Scientists make counterintuitive observations in hybrid quantum systems
A team of researchers from the National Institute of Informatics (NII) in Tokyo and NTT Basic Research Laboratories (BRL, Nippon Telegraph and Telephone Corporation) in Japan have published an explanation of how quantum systems may be able to heat up by cooling down. Their paper appeared recently in Physical Review Letters.
"Heating by cooling sounds rather counterintuitive, but if the system has symmetries, decay could mean many things," says Kae Nemoto, a professor in the Principles of Informatics Research Division at NII which is part of the Inter-University Research Institute Corporation Research Organization of Information and Systems (ROIS).
Nemoto and her team examined a double sub-domain system coupled to a single constant temperature reservoir. Each sub-domain contained multiple spins—a form of angular momentum carried by elementary particles such as electrons and nuclei. The researchers considered the situation in which the spins within each sub-domain are aligned with respect to each other, but the sub-domains themselves are oppositely aligned (for instance all up in one and all down in the second). This creates a certain symmetry in the system.

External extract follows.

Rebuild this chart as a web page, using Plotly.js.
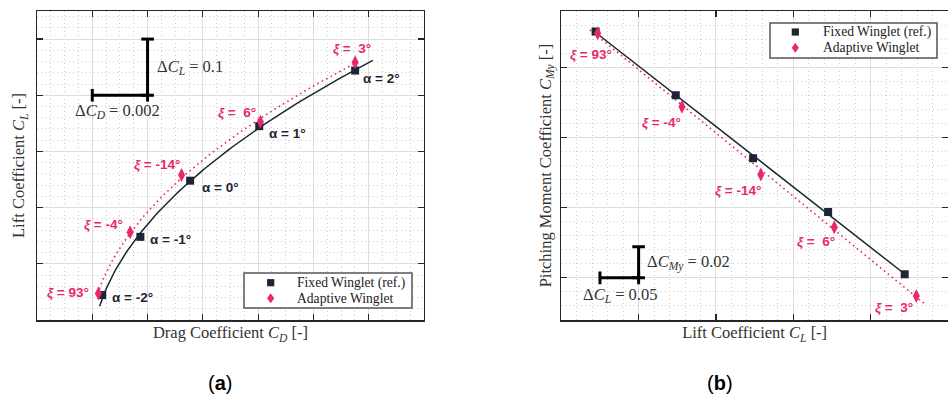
<!DOCTYPE html>
<html>
<head>
<meta charset="utf-8">
<script src="https://cdn.plot.ly/plotly-3.0.1.min.js"></script>
<style>html,body{margin:0;padding:0;background:#fff}#chart{width:948px;height:401px}</style>
</head>
<body>
<div id="chart"></div>
<script>
// ---------------- data ----------------
const fixedCD  = [0.01436, 0.01574, 0.01754, 0.02004, 0.02351];
const fixedCL  = [0.0444, 0.148, 0.248, 0.345, 0.444];
const adaptCD  = [0.01422, 0.01537, 0.01723, 0.02008, 0.02351];
const adaptCL  = [0.047, 0.156, 0.258, 0.353, 0.459];
const fixedCMy = [0.0228, -0.0180, -0.0583, -0.0928, -0.1327];
const adaptCMy = [0.0218, -0.0254, -0.0688, -0.1026, -0.1466];
const alphaLabels = ['α = -2°', 'α = -1°', 'α = 0°', 'α = 1°', 'α = 2°'];
const xiLabels    = ['93°', '-4°', '-14°', '\u00a06°', '\u00a03°'];
const seriesNames = ['Fixed Winglet (ref.)', 'Adaptive Winglet'];
// scale bars (unit lengths)
const scaleA = {dCD: 0.002, dCL: 0.1, cornerCD: 0.016, cornerCL: 0.4};
const scaleB = {dCL: 0.05, dCMy: 0.02, cornerCL: 0.1, cornerCMy: -0.135};

// ---------------- helpers ----------------
function polyfit(xs, ys, deg) {
  const n = deg + 1;
  const A = [], b = [];
  for (let r = 0; r < n; r++) {
    A.push(new Array(n).fill(0)); b.push(0);
    for (let c = 0; c < n; c++) for (let k = 0; k < xs.length; k++) A[r][c] += Math.pow(xs[k], r + c);
    for (let k = 0; k < xs.length; k++) b[r] += ys[k] * Math.pow(xs[k], r);
  }
  for (let i = 0; i < n; i++) {
    let p = i;
    for (let j = i + 1; j < n; j++) if (Math.abs(A[j][i]) > Math.abs(A[p][i])) p = j;
    [A[i], A[p]] = [A[p], A[i]]; [b[i], b[p]] = [b[p], b[i]];
    for (let j = i + 1; j < n; j++) {
      const f = A[j][i] / A[i][i];
      for (let c = i; c < n; c++) A[j][c] -= f * A[i][c];
      b[j] -= f * b[i];
    }
  }
  const coef = new Array(n).fill(0);
  for (let i = n - 1; i >= 0; i--) {
    let s = b[i];
    for (let c = i + 1; c < n; c++) s -= A[i][c] * coef[c];
    coef[i] = s / A[i][i];
  }
  return x => coef.reduce((acc, cc, i) => acc + cc * Math.pow(x, i), 0);
}
function sample(f, lo, hi, steps) {
  const xs = [], ys = [];
  for (let i = 0; i <= steps; i++) { const t = lo + (hi - lo) * i / steps; xs.push(t); ys.push(f(t)); }
  return [xs, ys];
}

const DARK = '#1c2533';
const PINK = '#e8286a';
const GRID = '#dddddd';
const MINOR = '#cdcdcd';
const FRAME = '#262626';
const DOTS = '1.6px,3.4px';

// fits
const fFixedA = polyfit(fixedCL, fixedCD, 2);
const fAdaptA = polyfit(adaptCL, adaptCD, 2);
const fFixedB = polyfit(fixedCL, fixedCMy, 1);
const fAdaptB = polyfit(adaptCL, adaptCMy, 1);
const minF = Math.min(...fixedCL), maxF = Math.max(...fixedCL);
const minA = Math.min(...adaptCL), maxA = Math.max(...adaptCL);
const [clFa, cdFa] = sample(fFixedA, minF - 0.02, maxF + 0.018, 80);
const [clAa, cdAa] = sample(fAdaptA, minA, maxA, 80);
const [clFb, cmFb] = sample(fFixedB, minF, maxF, 2);
const [clAb, cmAb] = sample(fAdaptB, minA - 0.01, maxA + 0.012, 2);

const traces = [
  {x: cdFa, y: clFa, mode: 'lines', line: {color: DARK, width: 1.5}, hoverinfo: 'skip', xaxis: 'x', yaxis: 'y'},
  {x: cdAa, y: clAa, mode: 'lines', line: {color: PINK, width: 1.6, dash: DOTS}, hoverinfo: 'skip', xaxis: 'x', yaxis: 'y'},
  {x: fixedCD, y: fixedCL, mode: 'markers', name: seriesNames[0], marker: {symbol: 'square', size: 8, color: DARK}, xaxis: 'x', yaxis: 'y'},
  {x: adaptCD, y: adaptCL, mode: 'markers', name: seriesNames[1], marker: {symbol: 'diamond-tall', size: 10, color: PINK}, xaxis: 'x', yaxis: 'y'},

  {x: clFb, y: cmFb, mode: 'lines', line: {color: DARK, width: 1.5}, hoverinfo: 'skip', xaxis: 'x2', yaxis: 'y2'},
  {x: clAb, y: cmAb, mode: 'lines', line: {color: PINK, width: 1.6, dash: DOTS}, hoverinfo: 'skip', xaxis: 'x2', yaxis: 'y2'},
  {x: fixedCL, y: fixedCMy, mode: 'markers', name: seriesNames[0], marker: {symbol: 'square', size: 8, color: DARK}, xaxis: 'x2', yaxis: 'y2'},
  {x: adaptCL, y: adaptCMy, mode: 'markers', name: seriesNames[1], marker: {symbol: 'diamond-tall', size: 10, color: PINK}, xaxis: 'x2', yaxis: 'y2'},

  // scale bars
  {x: [scaleA.cornerCD - scaleA.dCD, scaleA.cornerCD], y: [scaleA.cornerCL, scaleA.cornerCL], mode: 'lines+markers',
   line: {color: '#000', width: 3}, marker: {symbol: 'line-ns', size: 9, line: {width: 3, color: '#000'}}, hoverinfo: 'skip', xaxis: 'x', yaxis: 'y'},
  {x: [scaleA.cornerCD, scaleA.cornerCD], y: [scaleA.cornerCL, scaleA.cornerCL + scaleA.dCL], mode: 'lines+markers',
   line: {color: '#000', width: 3}, marker: {symbol: 'line-ew', size: 9, line: {width: 3, color: '#000'}}, hoverinfo: 'skip', xaxis: 'x', yaxis: 'y'},
  {x: [scaleB.cornerCL - scaleB.dCL, scaleB.cornerCL], y: [scaleB.cornerCMy, scaleB.cornerCMy], mode: 'lines+markers',
   line: {color: '#000', width: 3}, marker: {symbol: 'line-ns', size: 9, line: {width: 3, color: '#000'}}, hoverinfo: 'skip', xaxis: 'x2', yaxis: 'y2'},
  {x: [scaleB.cornerCL, scaleB.cornerCL], y: [scaleB.cornerCMy, scaleB.cornerCMy + scaleB.dCMy], mode: 'lines+markers',
   line: {color: '#000', width: 3}, marker: {symbol: 'line-ew', size: 9, line: {width: 3, color: '#000'}}, hoverinfo: 'skip', xaxis: 'x2', yaxis: 'y2'}
];
traces.forEach(t => t.showlegend = false);

const LBL = {family: 'Liberation Sans, Arial, sans-serif', size: 13.5};
const annotations = [];
// label pixel offsets from their points
const xiA = [[-7, 1, 'right'], [-5, 8, 'right'], [0, 11, 'right'], [-2, 9, 'right'], [-3, 14, 'center']];
const alA = [[8, -2], [8, -3], [10, -7], [8, -7], [6, -8]];
const xiB = [[-7, -21], [-20, -16], [-23, -16], [-18, -14], [-22, -12]];
for (let i = 0; i < adaptCD.length; i++) {
  annotations.push({xref: 'x', yref: 'y', x: adaptCD[i], y: adaptCL[i], showarrow: false,
    text: '<b><i>ξ</i> = ' + xiLabels[i] + '</b>', xanchor: xiA[i][2], yanchor: 'middle',
    xshift: xiA[i][0], yshift: xiA[i][1], font: Object.assign({color: PINK}, LBL)});
  annotations.push({xref: 'x', yref: 'y', x: fixedCD[i], y: fixedCL[i], showarrow: false,
    text: '<b>' + alphaLabels[i] + '</b>', xanchor: 'left', yanchor: 'middle',
    xshift: alA[i][0], yshift: alA[i][1], font: Object.assign({color: DARK}, LBL)});
  annotations.push({xref: 'x2', yref: 'y2', x: adaptCL[i], y: adaptCMy[i], showarrow: false,
    text: '<b><i>ξ</i> = ' + xiLabels[i] + '</b>', xanchor: 'center', yanchor: 'middle',
    xshift: xiB[i][0], yshift: xiB[i][1], font: Object.assign({color: PINK}, LBL)});
}
const SERIF = {family: 'Liberation Serif, Times New Roman, serif', size: 16.5, color: '#333'};
// scale bar labels
annotations.push({xref: 'x', yref: 'y', x: scaleA.cornerCD, y: scaleA.cornerCL + scaleA.dCL / 2, showarrow: false,
  text: 'Δ<i>C</i><sub><i>L</i></sub> = 0.1', xanchor: 'left', yanchor: 'middle', xshift: 7, yshift: 0, font: SERIF});
annotations.push({xref: 'x', yref: 'y', x: scaleA.cornerCD - scaleA.dCD / 2, y: scaleA.cornerCL, showarrow: false,
  text: 'Δ<i>C</i><sub><i>D</i></sub> = 0.002', xanchor: 'center', yanchor: 'middle', xshift: -2, yshift: -16, font: SERIF});
annotations.push({xref: 'x2', yref: 'y2', x: scaleB.cornerCL, y: scaleB.cornerCMy + scaleB.dCMy / 2, showarrow: false,
  text: 'Δ<i>C</i><sub><i>My</i></sub> = 0.02', xanchor: 'left', yanchor: 'middle', xshift: 6, yshift: 0, font: SERIF});
annotations.push({xref: 'x2', yref: 'y2', x: scaleB.cornerCL - scaleB.dCL / 2, y: scaleB.cornerCMy, showarrow: false,
  text: 'Δ<i>C</i><sub><i>L</i></sub> = 0.05', xanchor: 'center', yanchor: 'middle', xshift: 1, yshift: -17, font: SERIF});
// panel captions
const CAP = {family: 'Liberation Sans, Arial, sans-serif', size: 20, color: '#000'};
annotations.push({xref: 'paper', yref: 'paper', x: 0.2009, y: -0.204, showarrow: false, text: '(<b>a</b>)',
  xanchor: 'center', yanchor: 'middle', font: CAP});
annotations.push({xref: 'paper', yref: 'paper', x: 0.7495, y: -0.204, showarrow: false, text: '(<b>b</b>)',
  xanchor: 'center', yanchor: 'middle', font: CAP});

// boxed legends (one per panel), drawn with shapes + text
const LEGFONT = {family: 'Liberation Serif, Times New Roman, serif', size: 13.6, color: '#222'};
const legends = [
  {x0: 0.2272, x1: 0.4116, y0: 0.0388, y1: 0.1521, sx: 0.2565, tx: 0.2832, ys: [0.1207, 0.0702]},
  {x0: 0.8046, x1: 0.9879, y0: 0.8479, y1: 0.9612, sx: 0.8324, tx: 0.8603, ys: [0.9320, 0.8812]}
];
const shapes = [];
legends.forEach(L => {
  shapes.push({type: 'rect', xref: 'paper', yref: 'paper', x0: L.x0, x1: L.x1, y0: L.y0, y1: L.y1,
    line: {color: '#555', width: 1.5}, fillcolor: '#fff', layer: 'above'});
  shapes.push({type: 'rect', xref: 'paper', yref: 'paper', xsizemode: 'pixel', ysizemode: 'pixel',
    xanchor: L.sx, yanchor: L.ys[0], x0: -3.6, x1: 3.6, y0: -3.6, y1: 3.6,
    line: {width: 0}, fillcolor: DARK, layer: 'above'});
  shapes.push({type: 'path', xref: 'paper', yref: 'paper', xsizemode: 'pixel', ysizemode: 'pixel',
    xanchor: L.sx, yanchor: L.ys[1], path: 'M0,-5 L3.6,0 L0,5 L-3.6,0 Z',
    line: {width: 0}, fillcolor: PINK, layer: 'above'});
  seriesNames.forEach((nm, k) => annotations.push({xref: 'paper', yref: 'paper', x: L.tx, y: L.ys[k], text: nm,
    showarrow: false, xanchor: 'left', yanchor: 'middle', font: LEGFONT}));
});

function axis(extra) {
  return Object.assign({
    showticklabels: false, ticks: 'inside', ticklen: 6, tickwidth: 1.2, tickcolor: FRAME,
    showline: true, linecolor: FRAME, linewidth: 1.5, mirror: 'ticks', zeroline: false,
    showgrid: true, gridcolor: GRID, gridwidth: 1, fixedrange: true
  }, extra);
}
function minor(dt) { return {dtick: dt, showgrid: true, gridcolor: MINOR, griddash: '1px,3px', gridwidth: 1, ticks: ''}; }

const layout = {
  width: 948, height: 401,
  margin: {l: 37, r: 0, t: 11, b: 81},
  paper_bgcolor: '#fff', plot_bgcolor: '#fff',
  font: {family: 'Liberation Serif, serif', color: '#333'},
  xaxis: axis({domain: [0, 0.4248], range: [0.012, 0.026], dtick: 0.002, tick0: 0, minor: minor(0.0005), anchor: 'y',
    title: {text: 'Drag Coefficient <i>C</i><sub><i>D</i></sub> [-]', font: SERIF, standoff: 6}}),
  yaxis: axis({domain: [0, 1], range: [0, 0.55], dtick: 0.1, tick0: 0, minor: minor(0.02), anchor: 'x',
    title: {text: 'Lift Coefficient <i>C</i><sub><i>L</i></sub> [-]', font: SERIF, standoff: 6}}),
  xaxis2: axis({domain: [0.5755, 1], range: [0, 0.5], dtick: 0.1, tick0: 0, minor: minor(0.02), anchor: 'y2',
    title: {text: 'Lift Coefficient <i>C</i><sub><i>L</i></sub> [-]', font: SERIF, standoff: 6}}),
  yaxis2: axis({domain: [0, 1], range: [-0.162, 0.036], dtick: 0.045, tick0: 0, minor: minor(0.009), anchor: 'x2',
    title: {text: 'Pitching Moment Coefficient <i>C</i><sub><i>My</i></sub> [-]', font: SERIF, standoff: 4}}),
  annotations: annotations,
  shapes: shapes,
  showlegend: false
};

Plotly.newPlot('chart', traces, layout, {displayModeBar: false, staticPlot: true});
</script>
</body>
</html>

As time progresses, the components of the subdomain decay in a process called relaxation.
"Usually, we expect both domains to decay to the reservoir temperature; however, when the two domains coupled with a reservoir maintain a certain symmetry, the decay process can apparently heat the smaller domain up, even beyond the high temperature limit," Nemoto said.
The researchers can control the domains to some extent, while the reservoir is actually a much larger, unknown entity that can be characterized by macroscopic parameters such as temperature. They use this system to predict new dynamics and explore the multiple levels of thermalization, such as the decay in one subdomain exciting the components of another subdomain.
"Cooling processes can now heat a subsystem up," Nemoto said. "Our case is mathematically rather simple, but it indicates the rich dynamics caused by quantum dissipative processes."
Since not all systems have symmetry, Nemoto and her team would like to further examine the complex interactions between the subdomains and reservoir. "We will investigate more of these counter-intuitive decay dynamics and show when and how exactly we can see these dynamics," Nemoto said, noting that these effects could be used to design and control quantum systems.